My parents couldn't stand the thought of poor, stupid Rum hobbling around on three legs, so the decision was made that Rum would be put down also. I begged my parents to take him home and bury him in the yard. I hated the idea that Zeke was an anonymous pile of ashes somewhere. I wanted, at very least, a place to go and visit Rum. They promised me they would. They didn't.

It made me all the more glad I snapped that picture of Rum, sitting in his favorite laundry basket looking at me with his stupid, crossed eyes.
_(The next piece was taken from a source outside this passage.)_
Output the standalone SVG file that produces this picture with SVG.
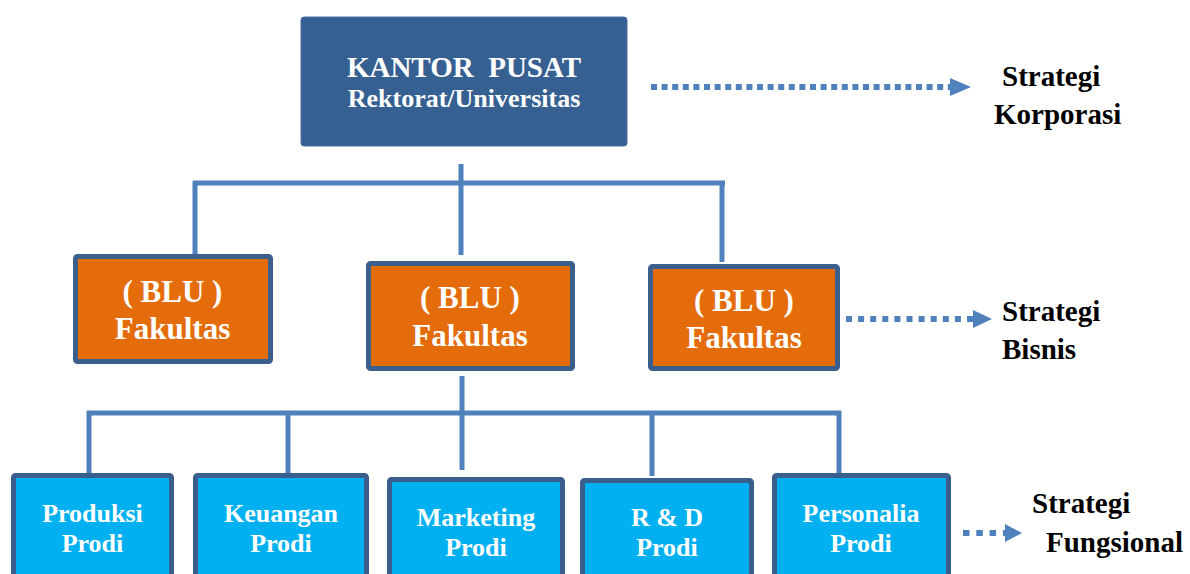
<svg xmlns="http://www.w3.org/2000/svg" width="1190" height="574" viewBox="0 0 1190 574">
<style>
text{font-family:'Liberation Serif','Times New Roman',Times,'DejaVu Serif',serif;font-weight:bold;text-anchor:middle;white-space:pre}
.w{fill:#ffffff}
.k{fill:#000000;text-anchor:start}
.org{fill:#e46c0a;stroke:#3b5f8c;stroke-width:5}
.cy{fill:#00b0f0;stroke:#3b5f8c;stroke-width:5}
.con{stroke:#4f81bd;stroke-width:5;fill:none}
.dot{stroke:#4f81bd;stroke-width:6;fill:none}
.head{fill:#4f81bd}
</style>
<rect width="1190" height="574" fill="#ffffff"/>
<g id="connectors">
<path class="con" d="M461 164V255M193 183H725M195 181V254M722 181V262"/>
<path class="con" d="M462 376V470M87 413H841M89 411V474M288 413V473M652 413V476M839 411V473"/>
</g>
<g id="kantor-pusat">
<rect x="301" y="17" width="326" height="129" rx="3" fill="#376092" stroke="#4a72a4" stroke-width="1"/>
<text class="w" x="464" y="77" font-size="29">KANTOR  PUSAT</text>
<text class="w" x="464" y="107" font-size="26">Rektorat/Universitas</text>
</g>
<g id="fakultas-1">
<rect class="org" x="75.5" y="256.5" width="195" height="105" rx="2"/>
<text class="w" x="172.5" y="302" font-size="31">( BLU )</text>
<text class="w" x="172.5" y="339" font-size="31">Fakultas</text>
</g>
<g id="fakultas-2">
<rect class="org" x="368.5" y="263.5" width="204" height="105" rx="2"/>
<text class="w" x="470" y="308" font-size="31">( BLU )</text>
<text class="w" x="470" y="346" font-size="31">Fakultas</text>
</g>
<g id="fakultas-3">
<rect class="org" x="650.5" y="266.5" width="187" height="102" rx="2"/>
<text class="w" x="744" y="311" font-size="31">( BLU )</text>
<text class="w" x="744" y="348" font-size="31">Fakultas</text>
</g>
<g id="prodi-produksi">
<rect class="cy" x="13.5" y="475.5" width="158" height="120" rx="2"/>
<text class="w" x="92.5" y="522" font-size="26">Produksi</text>
<text class="w" x="92.5" y="552" font-size="26">Prodi</text>
</g>
<g id="prodi-keuangan">
<rect class="cy" x="195.5" y="475.5" width="171" height="120" rx="2"/>
<text class="w" x="281" y="522" font-size="26">Keuangan</text>
<text class="w" x="281" y="552" font-size="26">Prodi</text>
</g>
<g id="prodi-marketing">
<rect class="cy" x="389.5" y="479.5" width="173" height="120" rx="2"/>
<text class="w" x="476" y="526" font-size="26">Marketing</text>
<text class="w" x="476" y="556" font-size="26">Prodi</text>
</g>
<g id="prodi-rnd">
<rect class="cy" x="582.5" y="480.5" width="169" height="120" rx="2"/>
<text class="w" x="667" y="526" font-size="26">R &amp; D</text>
<text class="w" x="667" y="556" font-size="26">Prodi</text>
</g>
<g id="prodi-personalia">
<rect class="cy" x="774.5" y="475.5" width="174" height="120" rx="2"/>
<text class="w" x="861" y="522" font-size="26">Personalia</text>
<text class="w" x="861" y="552" font-size="26">Prodi</text>
</g>
<g id="strategy-arrows">
<path class="dot" d="M651 87H950" stroke-dasharray="6 4.6"/>
<polygon class="head" points="950,78 971,87 950,96"/>
<path class="dot" d="M846 319H973" stroke-dasharray="6 6.1"/>
<polygon class="head" points="973,310 992,319 973,328"/>
<path class="dot" d="M963 533H1005" stroke-dasharray="6.5 6.8"/>
<polygon class="head" points="1005,524 1022,533 1005,542"/>
</g>
<g id="label-korporasi">
<text class="k" x="1002" y="86" font-size="29">Strategi</text>
<text class="k" x="994" y="124" font-size="29">Korporasi</text>
</g>
<g id="label-bisnis">
<text class="k" x="1002" y="321" font-size="29">Strategi</text>
<text class="k" x="1002" y="359" font-size="29">Bisnis</text>
</g>
<g id="label-fungsional">
<text class="k" x="1032" y="513" font-size="29">Strategi</text>
<text class="k" x="1046" y="552" font-size="29">Fungsional</text>
</g>
</svg>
On the Wednesday before Thanksgiving, 2004, at 10:30 p.m., we drove to a gas station on Rt. 216 in Laurel just off 95. A minivan was headed North from North Carolina to New Jersey, carrying two Tonkinese Siamese brothers. Liger and Plato were loaded into Rum and Zeke's car carrier, and brought home. It was like a shady drug deal, but instead of bags of Blow, we were swapping kittens for cash.

Liger and Plato are beautiful cats. Liger is a Tonkinese Chocolate, with a dark face, and dark tail. He looks like a cartoon - sort of like a little zippy arrow. Plato is a silvery champagne colored cat. They both have terrible gas, and are sort of my cats, but not really.

I don't really know where this post is going at this point, save to make me into a Krazy Kat Lady like D... but.. oh well.